But he was suddenly to find the sincerity of Ghirlandajo and the religious significance of Angelico united with the matured power of art. Without knowing what they were to meet, Harding and he found themselves one day in the Scuola di S. Rocco, and face to face with Tintoret.
It was the fashion earlier, and it has been the fashion since, to undervalue Tintoret. He is not pious enough for the purists, nor decorative enough for the Pre-Raphaelites. The ruin or the restoration of almost all his pictures makes it impossible for the ordinary amateur to judge them; they need reconstruction in the mind's eye, and that is a dangerous process. Ruskin himself, as he grew older, found more interest in the playful industry of Carpaccio than in the laborious games, the stupendous Titan feats of Tintoret. But at this moment, solemnized before the problems of life, he found these problems hinted in the mystic symbolism of the School of S. Rocco; with eyes now opened to pre-Reformation Christianity, he found its completed outcome in Tintoret's interpretation of the life of Christ and the types of the Old Testament; fresh from the stormy grandeur of the St. Gothard, he found the lurid skies and looming giants of the Visitation, or the Baptism, or the Crucifixion, re-echoing the subjects of Turner as "deep answering to deep"; and, with Harding of the Broad Brush, he recognised the mastery of landscape execution in the Flight into Egypt, and the St. Mary in the Desert.
He devoted the rest of his time chiefly to cataloguing and copying Tintoret. The catalogue appeared in "Stones of Venice," which was suggested by this visit, and begun by some sketches of architectural detail, and the acquisition of daguerreotypes—a new invention which delighted him immensely, as it had delighted Turner, with trustworthy records of detail which sometimes eluded even his industry and accuracy.
At last his friends were gone; and, left alone, he overworked himself, as usual, before leaving Venice with crammed portfolios and closely-written notebooks. At Padua he was stopped by a fever; all through France he was pursued by what, from his account, appears to have been some form of diphtheria, averted only, as he believed, in direct answer to earnest prayer. At last his eventful pilgrimage was ended, and he was restored to his home and his parents. It was not long before he was at work again in his new study, looking out upon the quiet meadow and grazing cows of Denmark Hill, and rapidly throwing into form the fresh impressions of the summer. He was strongly influenced by the sermons of Canon Melvill—the same preacher whom Browning in his youth admired—a good orator and sound analytic expositor, though not a great or independent thinker. Osborne Gordon had recommended him to read Hooker, and he caught the tone and style of the "Ecclesiastical Polity" only too readily, so that much of his work of that winter, the more philosophical part of vol. ii., was damaged by inversions, and Elizabethan quaintness as of ruff and train, long epexegetical sentences, and far-sought pomposity of diction. It was only when he had waded through the chaos which he set himself to survey, that he could lay aside his borrowed stilts, and stand on his own feet in the Tintoret descriptions—rather stiff, yet, from foregone efforts.
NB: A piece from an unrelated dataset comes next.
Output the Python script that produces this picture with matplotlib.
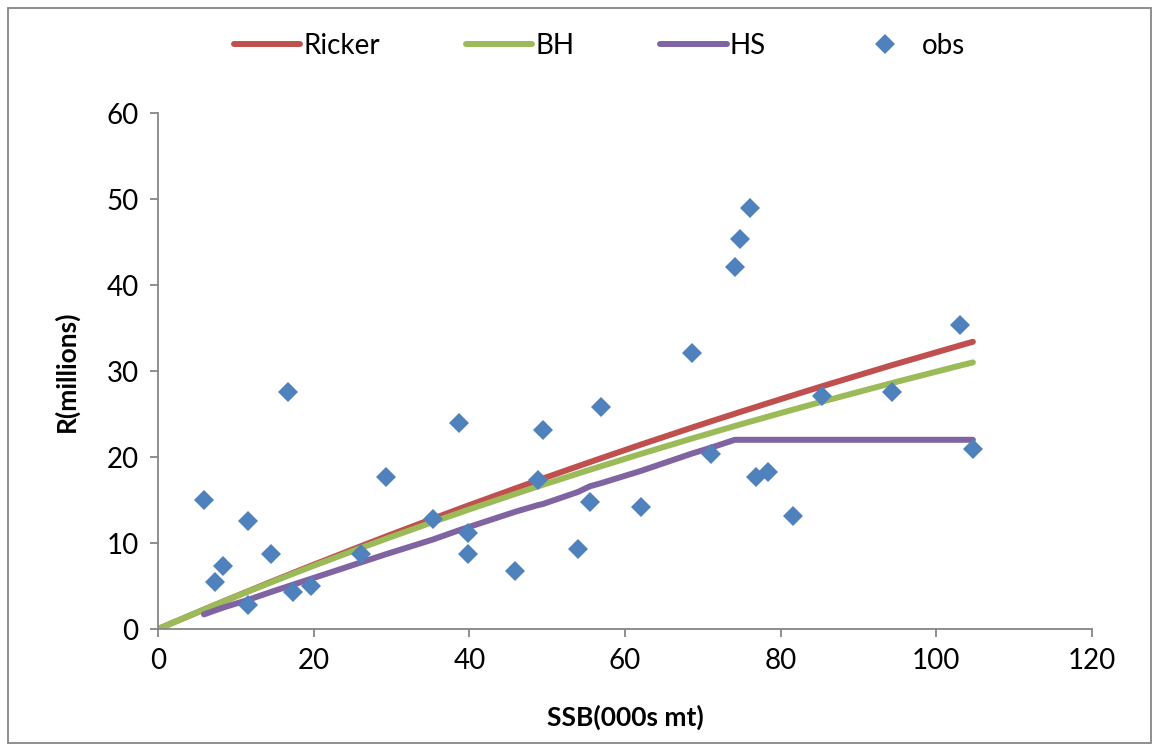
import matplotlib
matplotlib.use("Agg")
import matplotlib.pyplot as plt
from matplotlib.patches import Rectangle

plt.rcParams['font.family'] = ['Lato', 'DejaVu Sans']

# observed spawning stock (000s mt) and recruits (millions)
obs_ssb = [5.9, 7.3, 8.4, 11.6, 11.6, 14.5, 16.7, 17.3, 19.7, 26.1, 29.3, 35.3,
           38.7, 39.8, 39.8, 45.9, 48.8, 49.5, 54.0, 55.5, 56.9, 62.1, 68.6, 71.1,
           74.1, 74.8, 76.0, 76.8, 78.4, 81.6, 85.3, 94.3, 103.0, 104.7]
obs_rec = [15.0, 5.5, 7.3, 2.8, 12.6, 8.7, 27.6, 4.3, 5.0, 8.7, 17.7, 12.8,
           24.0, 11.2, 8.7, 6.7, 17.3, 23.1, 9.3, 14.8, 25.8, 14.2, 32.1, 20.3,
           42.1, 45.3, 49.0, 17.7, 18.3, 13.1, 27.1, 27.6, 35.3, 20.9]

# fitted curves
fit_ssb = [0.0, 5.9, 7.3, 8.4, 11.6, 14.5, 16.7, 17.3, 19.7, 26.1, 29.3, 35.3,
           38.7, 39.8, 45.9, 48.8, 49.5, 54.0, 55.5, 56.9, 62.1, 68.6, 71.1,
           74.1, 74.8, 76.0, 76.8, 78.4, 81.6, 85.3, 94.3, 103.0, 104.7]
ricker = [0.0, 2.26, 2.79, 3.21, 4.40, 5.48, 6.28, 6.50, 7.37, 9.64, 10.76, 12.82,
          13.97, 14.34, 16.34, 17.28, 17.51, 18.94, 19.41, 19.85, 21.46, 23.42, 24.16,
          25.03, 25.24, 25.58, 25.81, 26.27, 27.18, 28.22, 30.68, 32.96, 33.40]
bh = [0.0, 2.26, 2.78, 3.19, 4.37, 5.41, 6.20, 6.41, 7.25, 9.43, 10.49, 12.43,
      13.50, 13.85, 15.71, 16.58, 16.78, 18.09, 18.52, 18.92, 20.38, 22.15, 22.81,
      23.60, 23.78, 24.09, 24.29, 24.70, 25.51, 26.43, 28.60, 30.62, 31.00]

hs_ssb = fit_ssb[1:]
hs = [1.70, 2.15, 2.50, 3.40, 4.30, 4.96, 5.14, 5.85, 7.75, 8.70, 10.40,
      11.49, 11.82, 13.63, 14.40, 14.55, 15.95, 16.60, 16.95, 18.40, 20.40, 21.10,
      22.0, 22.0, 22.0, 22.0, 22.0, 22.0, 22.0, 22.0, 22.0, 22.0]

W, H = 1159, 751
fig = plt.figure(figsize=(W / 100, H / 100), dpi=100)
ax = fig.add_axes([158 / W, 1 - 629 / H, (1092 - 158) / W, (629 - 113) / H])

ax.plot(fit_ssb, ricker, color='#C0504D', lw=4.3, solid_capstyle='round', label='Ricker')
ax.plot(fit_ssb, bh, color='#9BBB59', lw=4.3, solid_capstyle='round', label='BH')
ax.plot(hs_ssb, hs, color='#8064A2', lw=4.3, solid_capstyle='round', label='HS')
ax.plot(obs_ssb, obs_rec, 'D', color='#4F81BD', ms=10.5, mew=0, label='obs')

ax.set_xlim(0, 120)
ax.set_ylim(0, 60)
ax.set_xticks(range(0, 121, 20))
ax.set_yticks(range(0, 61, 10))
for s in ['top', 'right']:
    ax.spines[s].set_visible(False)
for s in ['left', 'bottom']:
    ax.spines[s].set_color('#868686')
    ax.spines[s].set_linewidth(1.3)
ax.tick_params(direction='out', length=6, width=1.3, color='#868686',
               labelsize=20, pad=8)

ax.set_xlabel('SSB(000s mt)', fontsize=19, fontweight='bold', labelpad=22)
ax.set_ylabel('R(millions)', fontsize=19, fontweight='bold', labelpad=20)

fig.legend(loc='center', bbox_to_anchor=(0.517, 1 - 46 / H), ncol=4, frameon=False,
           fontsize=20, handlelength=2.4, handletextpad=0.1, columnspacing=3.1)

fig.patches.append(Rectangle((8 / W, 8 / H), 1 - 16 / W, 1 - 16 / H,
                             transform=fig.transFigure, fill=False,
                             edgecolor='#868686', lw=1.3))

fig.savefig('out.png', dpi=100)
This volume, like the first, was completed in the winter, in one long spell of hard work, broken only by a visit to Oxford in January as the guest of Dr. Greswell, Head of Worcester, at a conference for the promotion of art. Smith and Elder accepted the book on Mr. J.J. Ruskin's terms (so his wife wrote), for they had already reported it as called for by the public. The first volume was going into a third edition.
When his book came out he was away again in Italy, trying to show his father all that he had seen in the Campo Santo and Giotto's Tower, and to explain "why it more than startled him." The good man hardly felt the force of it all at once. And there were little passages of arms and some heart-quaking and head-shaking, until Mr. Dale, the old schoolmaster, wrote that he had heard no less a man than Sydney Smith mention the new book in public, in the presence of "distinguished literary characters," as a work of "transcendent talent, presenting the most original views, in the most elegant and powerful language, which would work a complete revolution in the world of taste." When he returned home it was to find a respectful welcome. His word on matters of Art was now really worth something, and before long it was called for. The National Gallery was comparatively in its infancy. It had been established less than twenty-five years, and its manager, Mr. Eastlake (afterwards Sir Charles), had his hands full, what with rascally dealers in forged old masters, and incompetent picture-cleaners; and an economical Government, and a public that neither knew its own mind nor trusted his judgment. A great outcry was set up against him for buying bad works, and spoiling the best by restoration. Ruskin wrote very temperately to The Times, pointing out that the damage had been slight compared with what was being done everywhere else, and suggesting that, prevention being better than cure, the pictures should be put under glass, for then they would not need the recurring attentions of the restorer. But he blamed the management for spending large sums on added examples of Guido and Rubens, while they had no Angelico, no Ghirlandajo, no good Perugino, only one Bellini, and, in a word, left his new friends, the early Christian artists, unrepresented. He suggested that pictures might be picked up for next to nothing in Italy; and he begged that the collection might be made historical and educational by being fully representative, and chronologically arranged.